In the meantime, the Padres continued their record-setting errorless streak, having opened the season with 12 straight games without committing an error, the longest stretch since at least 1901.

“We’ve been playing really, really good baseball overall,” Machado said. “Offensively, we haven’t been doing what we’re capable of. But we’re about to start getting hot. We’re doing the little things that really matter. … It’s going to be fun when everything clicks.”

Machado stayed red-hot, going 3-for-4 with a homer and a double, falling a triple shy of the cycle on Monday. He scorched all three hits and is now batting .354 this season, while the rest of the San Diego offense has combined to hit just .211.

The Padres always knew they’d need Machado to anchor their offense while they await the return of Fernando Tatis Jr. from a fractured left wrist. (And on that front, they got a small bit of positive news on Monday.) Twelve games into the season, Machado has done his part.

“It just looks like he plays the game at a different pace than anybody else, because it’s so easy, it’s effortless,” said Padres manager Bob Melvin. “... What he means to this team and the big hits that he gets -- in some of these low-scoring games, he’s been the guy.”

Machado, of course, does it on both sides, having played his usual Gold Glove-caliber third base. For that, he was quick to credit the Padres pitching staff, noting simply: “They throw strikes, and they pitch fast.”

That statement might not be truer of any pitcher in baseball than Manaea.

“I might miss a couple pitches, the way he’s working,” Machado said, cracking a smile. “I’m over here talking to [shortstop Ha-Seong] Kim, and the pitch is coming. It’s fun to play behind him. He’s keeping us on our toes, and he’s keeping us in the ballgame."

Remember, it has been only two weeks since the Padres landed Manaea in a trade with Oakland a few days before the regular season was set to begin. At the time, the Padres seemed to be overflowing with starting pitching. Already, however, Manaea feels integral to this rotation mix.

He has worked at least six innings in all three of his starts, and on Monday night, Manaea needed just 78 pitches to get there. In a different setting, Melvin would’ve handed Manaea the ball for the seventh. But Manaea has essentially been pitching on four days’ rest since the start of Spring Training, without any extra off-days.

“I wasn’t going to let him throw much more than 80,” Melvin said. “If you look at his velo, it was probably around 88 in the last couple innings. He’s been working pretty hard. And one thing he’s done over his career is find a way to pitch when his best velocity’s not there. That’s what you saw tonight.”
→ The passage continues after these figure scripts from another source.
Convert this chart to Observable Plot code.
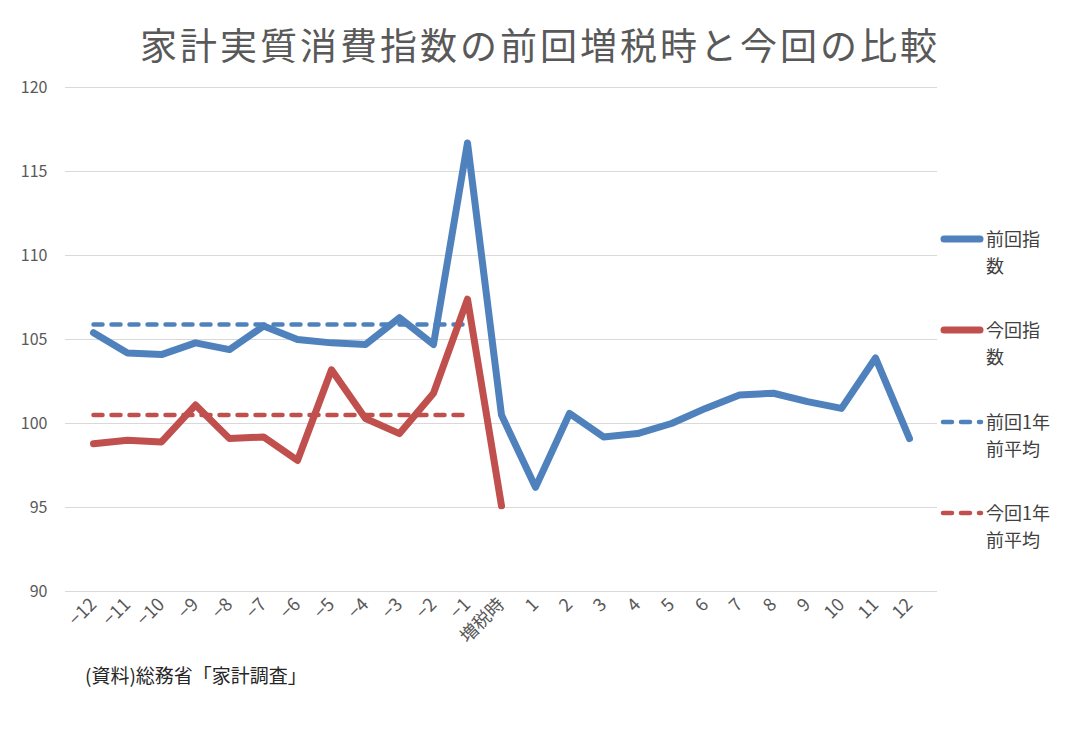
<!DOCTYPE html>
<html>
<head>
<meta charset="utf-8">
<script src="https://cdn.jsdelivr.net/npm/d3@7"></script>
<script src="https://cdn.jsdelivr.net/npm/@observablehq/plot@0.6"></script>
<style>
  html, body { margin: 0; padding: 0; background: #fff; }
  #wrap { position: relative; width: 1080px; height: 745px; font-family: "Noto Sans CJK JP", sans-serif; color: #595959; overflow: hidden; }
  #title { position: absolute; left: 0; width: 1080px; top: 24px; text-align: center; font-size: 37px; line-height: 40px; letter-spacing: 3px; color: #595959; }
  #chart { position: absolute; left: 0; top: 70px; }
  #caption { position: absolute; left: 85px; top: 663px; font-size: 19px; line-height: 24px; color: #262626; }
  .leg { position: absolute; left: 940px; display: flex; align-items: flex-start; }
  .leg svg { flex: none; margin-top: 9px; }
  .leg span { width: 68px; font-size: 18px; line-height: 27px; color: #404040; margin-left: 2px; }
</style>
</head>
<body>
<div id="wrap">
  <div id="title">家計実質消費指数の前回増税時と今回の比較</div>
  <div id="chart"></div>
  <div id="caption">(資料)総務省「家計調査」</div>
  <div id="legend"></div>
</div>
<script>
const periods = ["−12","−11","−10","−9","−8","−7","−6","−5","−4","−3","−2","−1","増税時","1","2","3","4","5","6","7","8","9","10","11","12"];
const prevIndex = [105.4,104.2,104.1,104.8,104.4,105.8,105.0,104.8,104.7,106.3,104.7,116.7,100.5,96.2,100.6,99.2,99.4,100.0,100.9,101.7,101.8,101.3,100.9,103.9,99.1];
const currIndex = [98.8,99.0,98.9,101.1,99.1,99.2,97.8,103.2,100.3,99.4,101.8,107.4,95.1];
const prevAvg = 105.9;
const currAvg = 100.5;
const avgPeriods = periods.slice(0, 12);
const yTicks = [90,95,100,105,110,115,120];
const seriesNames = ["前回指数","今回指数","前回1年前平均","今回1年前平均"];
const blue = "#4F81BD", red = "#C0504D";

const prevData = periods.map((p, i) => ({p, v: prevIndex[i]}));
const currData = currIndex.map((v, i) => ({p: periods[i], v}));
const prevAvgData = avgPeriods.map(p => ({p, v: prevAvg}));
const currAvgData = avgPeriods.map(p => ({p, v: currAvg}));

const plot = Plot.plot({
  width: 1080,
  height: 600,
  marginTop: 17,
  marginBottom: 79,
  marginLeft: 65,
  marginRight: 143,
  style: {fontFamily: "'Noto Sans CJK JP', sans-serif", color: "#595959", background: "transparent"},
  x: {type: "point", domain: periods, padding: 0.5},
  y: {domain: [90, 120]},
  marks: [
    Plot.ruleY(yTicks, {stroke: "#d9d9d9", strokeWidth: 1}),
    Plot.axisY({ticks: yTicks, tickSize: 0, tickPadding: 18, fontSize: 16, label: null}),
    Plot.axisX({tickRotate: -45, tickSize: 0, tickPadding: 10, fontSize: 18, label: null}),
    Plot.line(prevAvgData, {x: "p", y: "v", stroke: blue, strokeWidth: 4.5, strokeDasharray: "9,9", strokeLinecap: "round"}),
    Plot.line(currAvgData, {x: "p", y: "v", stroke: red, strokeWidth: 4.5, strokeDasharray: "9,9", strokeLinecap: "round"}),
    Plot.line(currData, {x: "p", y: "v", stroke: red, strokeWidth: 7, strokeLinejoin: "round", strokeLinecap: "round"}),
    Plot.line(prevData, {x: "p", y: "v", stroke: blue, strokeWidth: 7, strokeLinejoin: "round", strokeLinecap: "round"})
  ]
});
document.getElementById("chart").appendChild(plot);

const legendItems = [
  {name: seriesNames[0], color: blue, dash: null, top: 225},
  {name: seriesNames[1], color: red, dash: null, top: 316},
  {name: seriesNames[2], color: blue, dash: "9,9", top: 408},
  {name: seriesNames[3], color: red, dash: "9,9", top: 499}
];
const leg = document.getElementById("legend");
for (const it of legendItems) {
  const d = document.createElement("div");
  d.className = "leg";
  d.style.top = it.top + "px";
  const sw = it.dash
    ? `<line x1="3" y1="5" x2="41" y2="5" stroke="${it.color}" stroke-width="4.5" stroke-dasharray="${it.dash}" stroke-linecap="round"/>`
    : `<line x1="4" y1="5" x2="40" y2="5" stroke="${it.color}" stroke-width="7" stroke-linecap="round"/>`;
  d.innerHTML = `<svg width="44" height="10">${sw}</svg><span>${it.name}</span>`;
  leg.appendChild(d);
}
</script>
</body>
</html>
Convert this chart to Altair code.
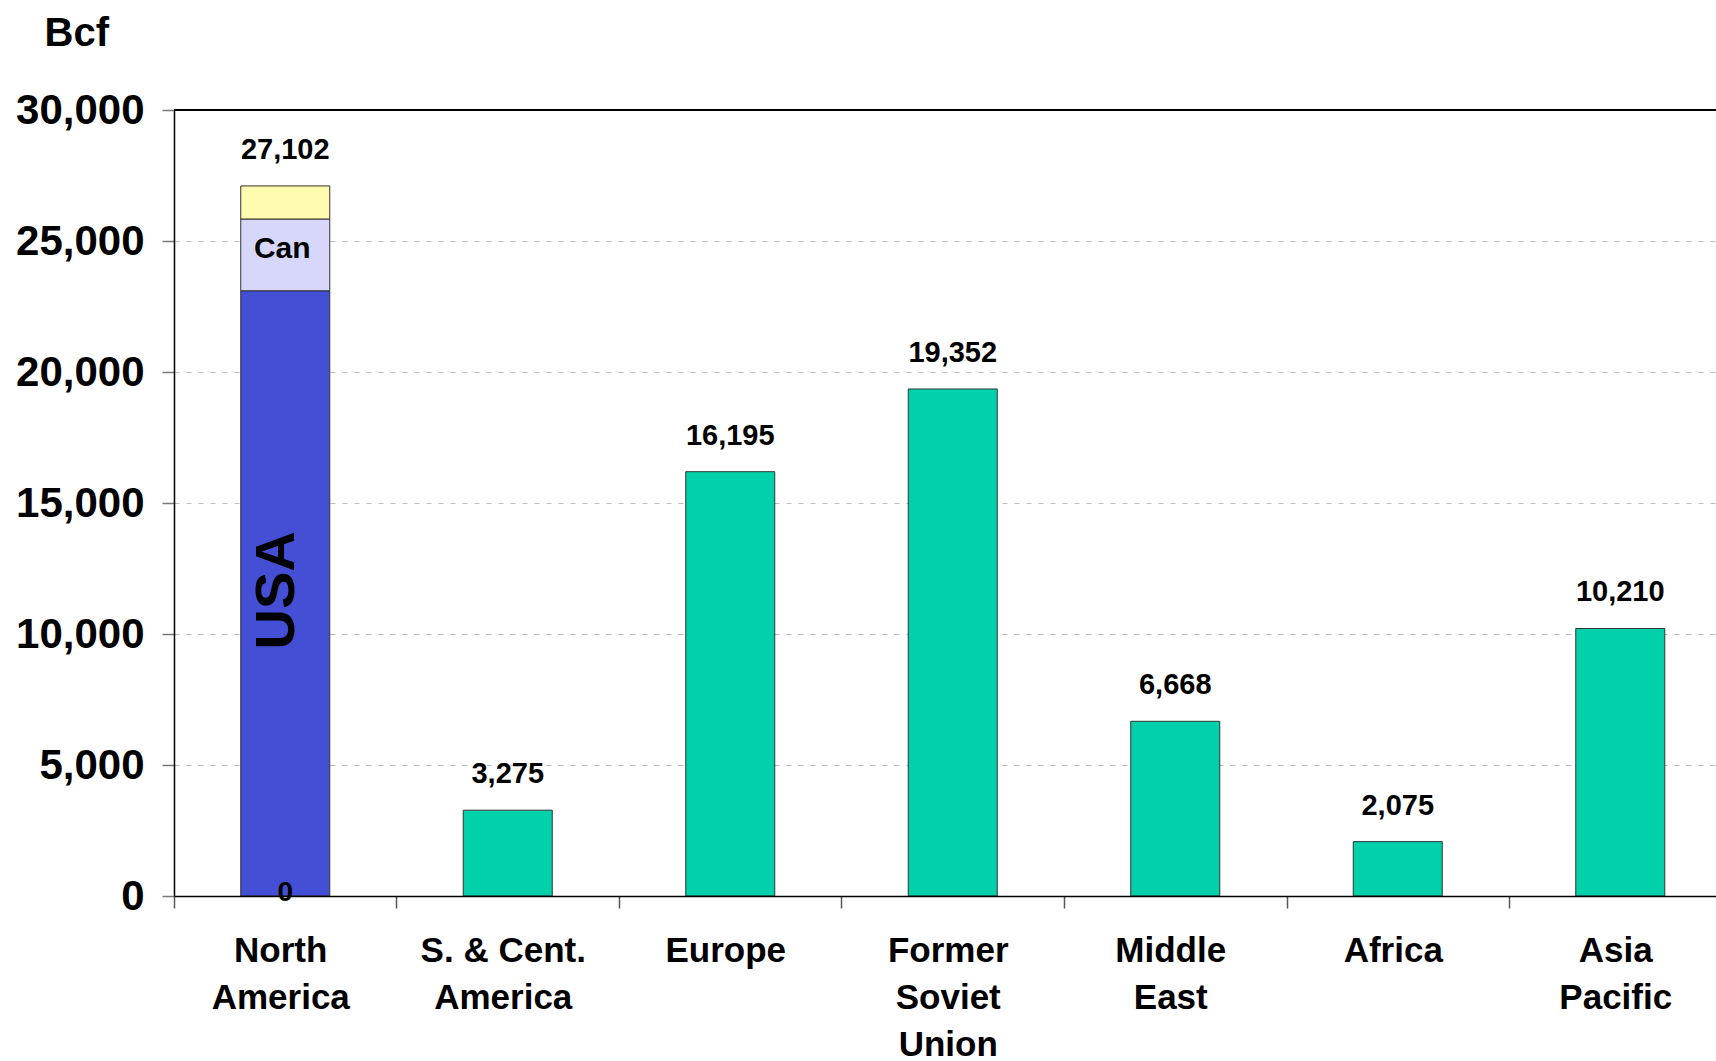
import json
import altair as alt
import pandas as pd

# ---------------- data ----------------
region_lines = [["North", "America"], ["S. & Cent.", "America"], ["Europe"],
                ["Former", "Soviet", "Union"], ["Middle", "East"], ["Africa"],
                ["Asia", "Pacific"]]
region_names = ["North America", "S. & Cent. America", "Europe",
                "Former Soviet Union", "Middle East", "Africa", "Asia Pacific"]
totals = [27102, 3275, 16195, 19352, 6668, 2075, 10210]

na_segments = ["USA", "Canada", "Mexico"]
na_values = [23100, 2740, 1262]
na_segment_labels = ["USA", "Can", ""]
na_base_label = "0"

y_ticks = [0, 5000, 10000, 15000, 20000, 25000, 30000]

seg_domain = ["USA", "Canada", "Mexico", "Region"]
seg_colors = ["#444FD6", "#D6D7FA", "#FFFCB0", "#00D1AA"]

# ---------------- tables ----------------
rows = []
for i, name in enumerate(region_names):
    if i == 0:
        start = 0
        for seg, val, lab in zip(na_segments, na_values, na_segment_labels):
            rows.append(dict(idx=i, region=name, segment=seg, start=start,
                             end=start + val, mid=start + val / 2, label=lab))
            start += val
    else:
        rows.append(dict(idx=i, region=name, segment="Region", start=0,
                         end=totals[i], mid=totals[i] / 2, label=""))
bars_df = pd.DataFrame(rows)
tot_df = pd.DataFrame(dict(idx=list(range(len(region_names))), total=totals,
                           region=region_names))
seg_lab_df = bars_df[bars_df["label"] != ""].copy()
base_df = pd.DataFrame(dict(idx=[0], val=[0], label=[na_base_label]))

# ---------------- layout ----------------
W, H = 1542, 786
STEP = 222.5
x_max = -0.5 + W / STEP
FONT = "Liberation Sans"

label_expr = json.dumps(region_lines) + "[round(datum.value + 0.5)]"

x_scale = alt.Scale(domain=[-0.5, x_max], nice=False, zero=False, padding=0)
y_scale = alt.Scale(domain=[0, 30000], nice=False, zero=True, padding=0)

x_axis = alt.Axis(values=[i - 0.5 for i in range(len(region_names))],
                  labelExpr=label_expr, labelOffset=STEP / 2 - 5,
                  labelFlush=False, labelOverlap=False, labelBound=False,
                  tickSize=12, tickColor="#555555", tickWidth=1.5,
                  domainColor="black", domainWidth=1.5,
                  labelFont=FONT, labelFontSize=35, labelFontWeight="bold",
                  labelColor="black", labelLineHeight=47, labelPadding=25,
                  labelAlign="center", labelBaseline="top",
                  grid=False, title=None, zindex=1)
y_axis = alt.Axis(values=y_ticks, labelExpr="format(datum.value, ',')",
                  grid=True,
                  gridDash=[5, 7], gridColor="#BBBBBB", gridWidth=1,
                  tickSize=12, tickColor="#777777", tickWidth=1.5,
                  domainColor="black", domainWidth=1.5,
                  labelFont=FONT, labelFontSize=42, labelFontWeight="bold",
                  labelColor="black", labelPadding=18,
                  labelFlush=False, labelOverlap=False,
                  title="Bcf", titleAngle=0, titleX=-130, titleY=-77,
                  titleAlign="left", titleBaseline="middle",
                  titleFont=FONT, titleFontSize=40, titleFontWeight="bold",
                  titleColor="black")

def X():
    return alt.X("idx:Q", scale=x_scale, axis=x_axis)

def Y(field):
    return alt.Y(field, type="quantitative", scale=y_scale, axis=y_axis)

bars = alt.Chart(bars_df).mark_bar(size=89, stroke="#333333", strokeWidth=1).encode(
    x=X(),
    y=Y("end"),
    y2="start:Q",
    color=alt.Color("segment:N", scale=alt.Scale(domain=seg_domain, range=seg_colors),
                    legend=None),
)

top_rule = alt.Chart(tot_df).mark_rule(color="black", strokeWidth=1.5).encode(
    x=alt.datum(-0.5), x2=alt.datum(x_max), y=alt.datum(30000)
)

tot_text = alt.Chart(tot_df).mark_text(
    dy=-36, baseline="middle", align="center", font=FONT, fontSize=29,
    fontWeight="bold", color="black"
).encode(x=X(), y=Y("total"), text=alt.Text("total:Q", format=","))

usa_text = alt.Chart(seg_lab_df[seg_lab_df["segment"] == "USA"]).mark_text(
    angle=270, dx=3, dy=-8, baseline="middle", align="center", font=FONT,
    fontSize=56, fontWeight="bold", color="black"
).encode(x=X(), y=Y("mid"), text="label:N")

can_text = alt.Chart(seg_lab_df[seg_lab_df["segment"] != "USA"]).mark_text(
    dy=-6, dx=-3, baseline="middle", align="center", font=FONT, fontSize=30,
    fontWeight="bold", color="black"
).encode(x=X(), y=Y("mid"), text="label:N")

base_text = alt.Chart(base_df).mark_text(
    dy=-3, baseline="middle", align="center", font=FONT, fontSize=28,
    fontWeight="bold", color="black"
).encode(x=X(), y=Y("val"), text="label:N")

chart = alt.layer(bars, top_rule, tot_text, usa_text, can_text, base_text).properties(
    width=W, height=H,
    padding={"left": 174, "top": 110, "right": 0, "bottom": 165},
    autosize=alt.AutoSizeParams(type="none"),
    background="white",
).configure_view(stroke=None)

chart.save("out.html", embed_options={"renderer": "svg", "actions": False})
Manaea's next start will presumably come on Sunday, his introduction to the Padres-Dodgers rivalry. He’ll enter that outing with an extra day of rest, as the Padres are slated for their first off-day of the season on Thursday.

On Monday night, former Padre Tommy Pham was the only Reds hitter who seemed to give Manaea any trouble. Pham homered in the first inning and had two more hits against Manaea, joining Machado in finishing a triple shy of the cycle.

“I just used my stuff effectively and tried to keep guys off-balance -- except for Tommy,” Manaea said. “I don’t know what I gave him.”

Moments after Pham had given the Reds the lead, however, Machado answered right back -- launching a 111.9 mph missile into the left-field seats for his second home run of the season.

“For him to come out and hit that home run, it immediately takes a little bit of pressure off me,” Manaea said. “Then you just go out there and work.”